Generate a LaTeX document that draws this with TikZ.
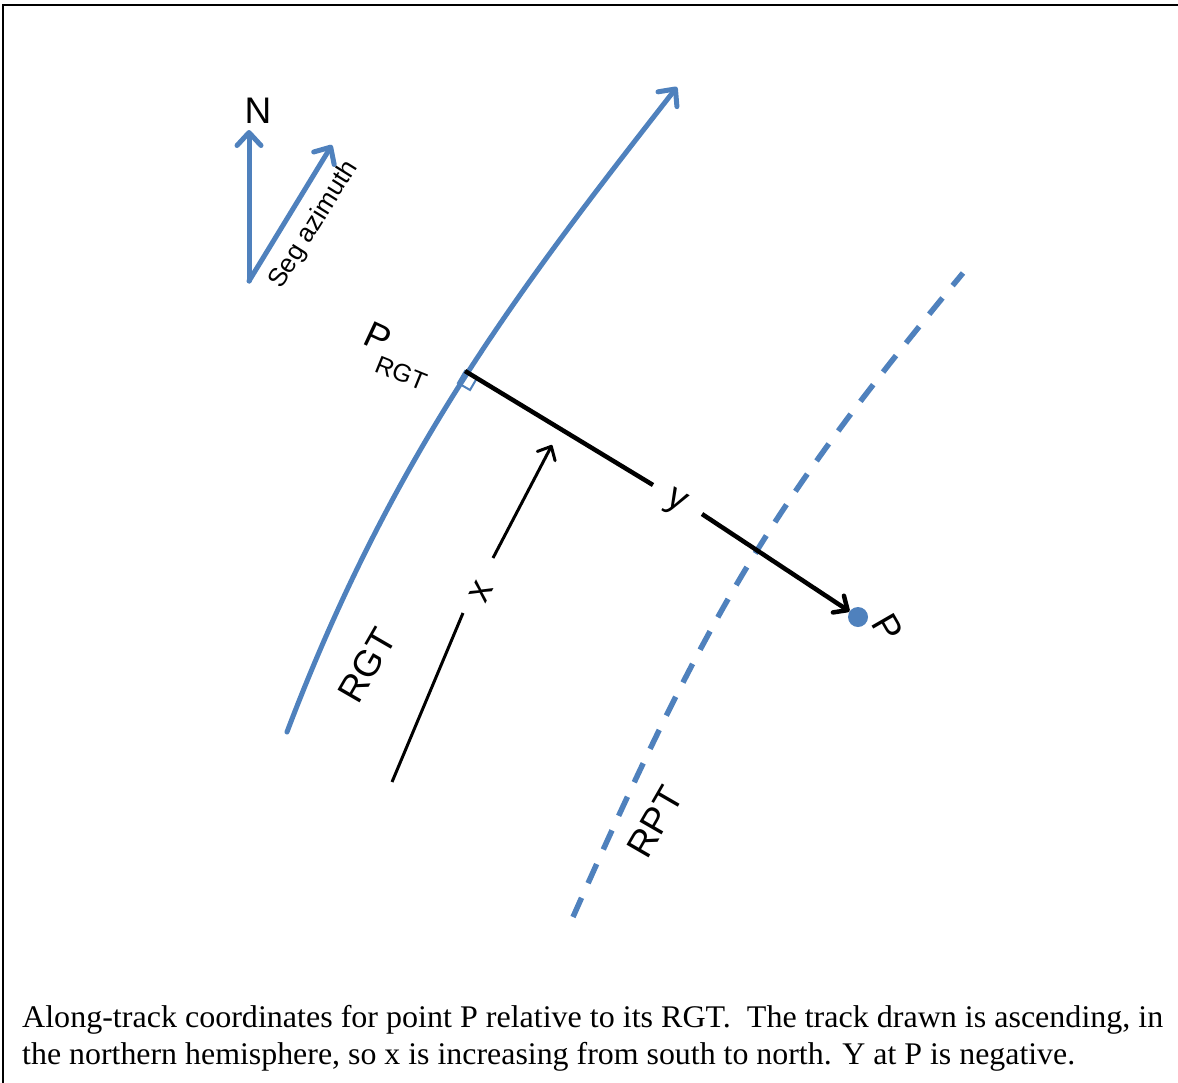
\documentclass[tikz,border=0pt]{standalone}
\usepackage{graphicx}
\usepackage{fontspec}
\setmainfont{Liberation Sans}
\newfontfamily\capfont{Liberation Serif}
\usetikzlibrary{arrows.meta}
\definecolor{tblue}{RGB}{79,129,189}
\begin{document}
\begin{tikzpicture}[x=1pt,y=-1pt,
  blueline/.style={draw=tblue, line width=5pt, line cap=round, line join=round},
  bluebarb/.style={-{Straight Barb[length=13pt,width=24pt,line cap=round,line join=round]}},
  blackbarb/.style={-{Straight Barb[length=11pt,width=20pt,line cap=round,line join=round]}},
  lbl/.style={font=\fontsize{37}{40}\selectfont, inner sep=0pt},
  smalllbl/.style={font=\fontsize{25}{28}\selectfont, inner sep=0pt},
  caption/.style={font=\capfont\fontsize{31.5}{36}\selectfont, inner sep=0pt, anchor=base west},
]
\useasboundingbox (0,0) rectangle (1178,1082);
% frame (top and left edges visible)
\coordinate (fTL) at (3,5);
\coordinate (fTR) at (1180,5);
\coordinate (fBL) at (3,1085);
\draw[line width=2pt] (fBL) -- (fTL) -- (fTR);

% compass
\coordinate (orig) at (249,281);
\coordinate (ntip) at (249,130);
\coordinate (segtip) at (332,145);
\draw[blueline, bluebarb] (orig) -- (ntip);
\draw[blueline, bluebarb] (orig) -- (segtip);
\node[lbl] (N) at (258,111) {N};
\node[font=\fontsize{26}{28}\selectfont, inner sep=0pt, rotate=58] (seg) at (314,225) {Seg azimuth};

% RGT track
\coordinate (rgtS) at (287,732);
\coordinate (rgtE) at (677,87);
\draw[blueline, bluebarb] (rgtS) .. controls (393,452) and (523,284) .. (rgtE);
\node[lbl, rotate=60] (rgtlbl) at (367,665) {RGT};

% RPT track (dashed)
\coordinate (rptS) at (573,917);
\coordinate (rptE) at (963,273);
\draw[draw=tblue, line width=5.5pt, dash pattern=on 21pt off 16pt] (rptS) .. controls (711,606) and (772,504) .. (rptE);
\node[lbl, rotate=60] (rptlbl) at (655,822) {RPT};

% P_RGT and right angle mark
\coordinate (prgt) at (465,371);
\coordinate (raB) at (477,378);
\coordinate (raC) at (470,390);
\coordinate (raD) at (458,383);
\draw[draw=tblue, line width=2pt] (prgt) -- (raB) -- (raC) -- (raD) -- cycle;
\node[lbl, rotate=-25] (Plbl) at (378,337) {P};
\node[smalllbl, rotate=-22] (RGTsub) at (401,373) {RGT};

% point P
\node[circle, fill=tblue, minimum size=20pt, inner sep=0pt] (pdot) at (858,617) {};
\node[lbl, rotate=-60] (Pname) at (888,628) {P};

% y offset arrow
\coordinate (ygapA) at (653,485);
\coordinate (ygapB) at (702,514);
\draw[line width=4.5pt] (prgt) -- (ygapA);
\draw[line width=4.5pt, blackbarb] (ygapB) -- (pdot);
\node[lbl, rotate=-30] (ylbl) at (675,503) {y};

% x along-track arrow
\coordinate (xS) at (392,782);
\coordinate (xgapA) at (463,613);
\coordinate (xgapB) at (493,558);
\coordinate (xtip) at (552,445);
\draw[line width=3pt] (xS) -- (xgapA);
\draw[line width=3pt, blackbarb] (xgapB) -- (xtip);
\node[lbl, rotate=62] (xlbl) at (481,592) {x};

% caption
\node[caption] (cap1) at (22,1027) {\resizebox{1141pt}{\height}{Along-track coordinates for point P relative to its RGT.\ \ The track drawn is ascending, in}};
\node[caption] (cap2) at (22,1064) {\resizebox{1053pt}{\height}{the northern hemisphere, so x is increasing from south to north. Y at P is negative.}};
\end{tikzpicture}
\end{document}
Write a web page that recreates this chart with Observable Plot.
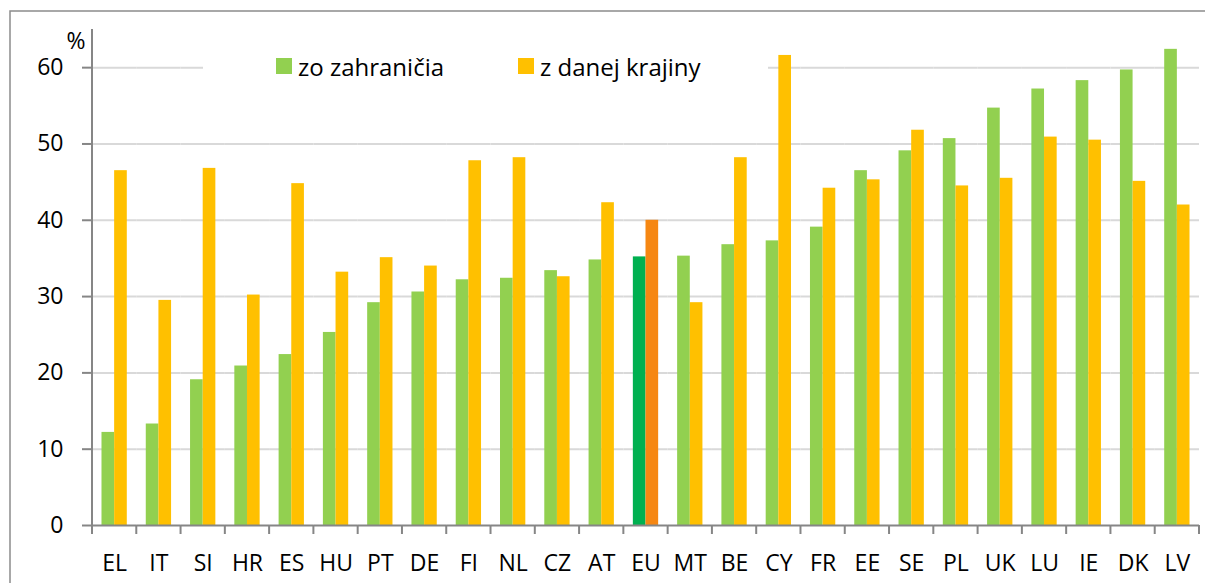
<!DOCTYPE html>
<html><head><meta charset="utf-8">
<script src="https://cdn.jsdelivr.net/npm/d3@7"></script>
<script src="https://cdn.jsdelivr.net/npm/@observablehq/plot@0.6"></script>
<style>
body{margin:0;background:#fff;font-family:"Open Sans",sans-serif}
#wrap{position:relative;width:1205px;height:583px;overflow:hidden}
#wrap svg text{font-size:23px !important}
#wrap svg g[aria-label^="y-axis"] line,#wrap svg g[aria-label="y-axis tick"] path{stroke:#868686;stroke-width:2}
#wrap svg g[aria-label^="y-axis"] path.domain{display:none}
.legend{position:absolute;left:203px;top:49px;width:565px;height:34px;background:#fff}
.item{position:absolute;top:0;height:34px;display:flex;align-items:center;font-size:24px;color:#000;white-space:nowrap}
.sw{width:16px;height:16px;margin-right:6px;flex:none}
</style></head><body><div id="wrap"></div>
<script>
const countries = ["EL","IT","SI","HR","ES","HU","PT","DE","FI","NL","CZ","AT","EU","MT","BE","CY","FR","EE","SE","PL","UK","LU","IE","DK","LV"];
const foreign  = [12.2,13.3,19.1,20.9,22.4,25.3,29.2,30.6,32.2,32.4,33.4,34.8,35.2,35.3,36.8,37.3,39.1,46.5,49.1,50.7,54.7,57.2,58.3,59.7,62.4];
const domestic = [46.5,29.5,46.8,30.2,44.8,33.2,35.1,34.0,47.8,48.2,32.6,42.3,40.0,29.2,48.2,61.6,44.2,45.3,51.8,44.5,45.5,50.9,50.5,45.1,42.0];
const seriesNames = ["zo zahraničia","z danej krajiny"];
const colorKeys = ["zo zahraničia","z danej krajiny","EU zo zahraničia","EU z danej krajiny"];
const colorRange = ["#92D050","#FFC000","#00B050","#F68712"];
const yTicks = [0,10,20,30,40,50,60];
const unitLabel = "%";

const rows = countries.flatMap((c,i)=>[
  {country:c, series:seriesNames[0], value:foreign[i]},
  {country:c, series:seriesNames[1], value:domestic[i]}
]).map(d=>({...d, key:(d.country==="EU"?"EU ":"")+d.series}));

const chart = Plot.plot({
  width:1205, height:583,
  marginLeft:92, marginRight:6, marginTop:29, marginBottom:58,
  style:{fontFamily:'"Open Sans",sans-serif', fontSize:"23px", color:"#000", background:"transparent"},
  fx:{domain:countries, padding:0, round:false, axis:"bottom", tickSize:0, tickPadding:29, label:null},
  x:{domain:seriesNames, paddingInner:0, paddingOuter:0.75, round:false, axis:null},
  y:{domain:[0,65], ticks:yTicks, tickSize:10, tickPadding:19, label:null},
  color:{domain:colorKeys, range:colorRange},
  marks:[
    Plot.ruleY(yTicks.slice(1), {stroke:"#d9d9d9", strokeWidth:2}),
    Plot.barY(rows, {fx:"country", x:"series", y:"value", fill:"key"}),
    Plot.ruleY([0], {stroke:"#868686", strokeWidth:2})
  ]
});
document.getElementById("wrap").appendChild(chart);

// extra decorations from the plot's own scales
const svg = d3.select(chart);
const fxs = chart.scale("fx"), ys = chart.scale("y");
const band = d3.scaleBand().domain(fxs.domain).range(fxs.range).padding(0);
const y0 = d3.max(ys.range), yTop = d3.min(ys.range);
const bounds = countries.map(c=>band(c)).concat([band.range()[1]]);
svg.append("g").selectAll("line").data(bounds).join("line")
  .attr("x1",d=>d).attr("x2",d=>d).attr("y1",y0).attr("y2",y0+9)
  .attr("stroke","#868686").attr("stroke-width",2);
svg.append("line").attr("x1",band.range()[0]).attr("x2",band.range()[0])
  .attr("y1",yTop).attr("y2",y0+1).attr("stroke","#868686").attr("stroke-width",2);
svg.append("text").attr("x",band.range()[0]-16).attr("y",yTop+20)
  .attr("text-anchor","middle").attr("fill","#000").text(unitLabel);
svg.append("rect").attr("x",10).attr("y",11).attr("width",1400).attr("height",800)
  .attr("fill","none").attr("stroke","#8c8c8c").attr("stroke-width",1.5);

// legend
const leg = d3.select("#wrap").append("div").attr("class","legend");
const legX = [73, 315];
seriesNames.forEach((s,i)=>{
  const it = leg.append("div").attr("class","item").style("left",legX[i]+"px");
  it.append("span").attr("class","sw").style("background",colorRange[i]);
  it.append("span").text(s);
});
</script></body></html>
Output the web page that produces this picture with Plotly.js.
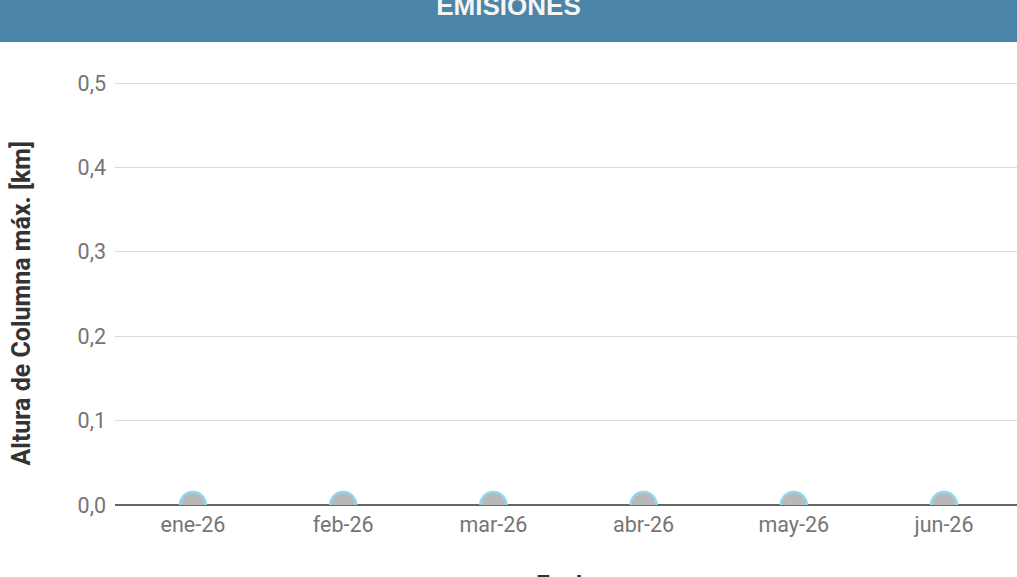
<!DOCTYPE html>
<html>
<head>
<meta charset="utf-8">
<script src="https://cdn.plot.ly/plotly-3.0.1.min.js"></script>
<style>html,body{margin:0;padding:0;background:#fff;overflow:hidden;}</style>
</head>
<body>
<div id="chart" style="width:1017px;height:577px;"></div>
<script>
const categories = ['ene-26', 'feb-26', 'mar-26', 'abr-26', 'may-26', 'jun-26'];
const alturaMax = [0, 0, 0, 0, 0, 0];
const yTickValues = [0, 0.1, 0.2, 0.3, 0.4, 0.5];
const chartTitle = 'EMISIONES';
const xTitle = 'Fecha';
const yTitle = 'Altura de Columna máx. [km]';

const W = 1017, H = 577;
const mL = 115, mR = 0, mT = 79, mB = 72;
const plotW = W - mL - mR;
const plotH = H - mT - mB;           // 426 px
const zeroY = mT + plotH;            // pixel row of y = 0
const yTop = 0.5 * plotH / 422;      // keeps 0.5 at pixel row 83 with a visible grid line
const bannerH = 42;

const trace = {
  type: 'scatter',
  mode: 'markers',
  x: categories,
  y: alturaMax,
  cliponaxis: true,
  marker: {size: 26, color: '#b8b8b8', line: {color: '#8fd9ec', width: 2.5}},
  hoverinfo: 'x+y',
  showlegend: false
};

const layout = {
  width: W, height: H,
  margin: {l: mL, r: mR, t: mT, b: mB, pad: 0},
  paper_bgcolor: '#ffffff',
  plot_bgcolor: '#ffffff',
  separators: ',.',
  font: {family: 'Roboto, sans-serif', color: '#757575'},
  title: {
    text: chartTitle,
    font: {family: '"Liberation Sans", Arial, sans-serif', weight: 'bold', size: 26, color: '#f5f5f5'},
    xref: 'container', x: 0.5, xanchor: 'center',
    yref: 'container', y: 1 - 15 / H, yanchor: 'bottom'
  },
  shapes: [{
    type: 'rect', xref: 'paper', yref: 'paper', layer: 'below',
    x0: -1, x1: 2,
    y0: (zeroY - bannerH) / plotH, y1: 3,
    fillcolor: '#4a84a6', line: {width: 0}
  }],
  annotations: [{
    text: yTitle,
    xref: 'paper', yref: 'paper',
    x: (20.5 - mL) / plotW, y: (zeroY - 304) / plotH,
    xanchor: 'center', yanchor: 'middle',
    textangle: -90, showarrow: false,
    font: {family: 'Roboto, sans-serif', size: 25, weight: 'bold', color: '#333333'}
  }, {
    text: xTitle,
    xref: 'paper', yref: 'paper',
    x: (569 - mL) / plotW, y: (zeroY - 569) / plotH,
    xanchor: 'center', yanchor: 'top',
    showarrow: false,
    font: {family: 'Roboto, sans-serif', size: 25, weight: 'bold', color: '#333333'}
  }],
  xaxis: {
    type: 'category',
    range: [-0.519, 5.486],
    showgrid: false,
    zeroline: false,
    showline: false,
    ticks: '',
    ticklabelstandoff: 4,
    tickfont: {size: 21.5, color: '#757575'},
    automargin: false,
    fixedrange: true
  },
  yaxis: {
    range: [0, yTop],
    tickvals: yTickValues,
    tickformat: '.1f',
    showgrid: true,
    gridcolor: '#d9d9d9',
    gridwidth: 1,
    zeroline: true,
    zerolinecolor: '#666666',
    zerolinewidth: 2,
    showline: false,
    ticks: '',
    ticklabelstandoff: 8,
    tickfont: {size: 21.5, color: '#757575'},
    automargin: false,
    fixedrange: true
  }
};

Plotly.newPlot('chart', [trace], layout, {displayModeBar: false, staticPlot: false});
</script>
</body>
</html>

**AIM**
Tally up the lines in the records containing the word "that", then give the count and nothing else.

**EXERCISE SOLUTION**
3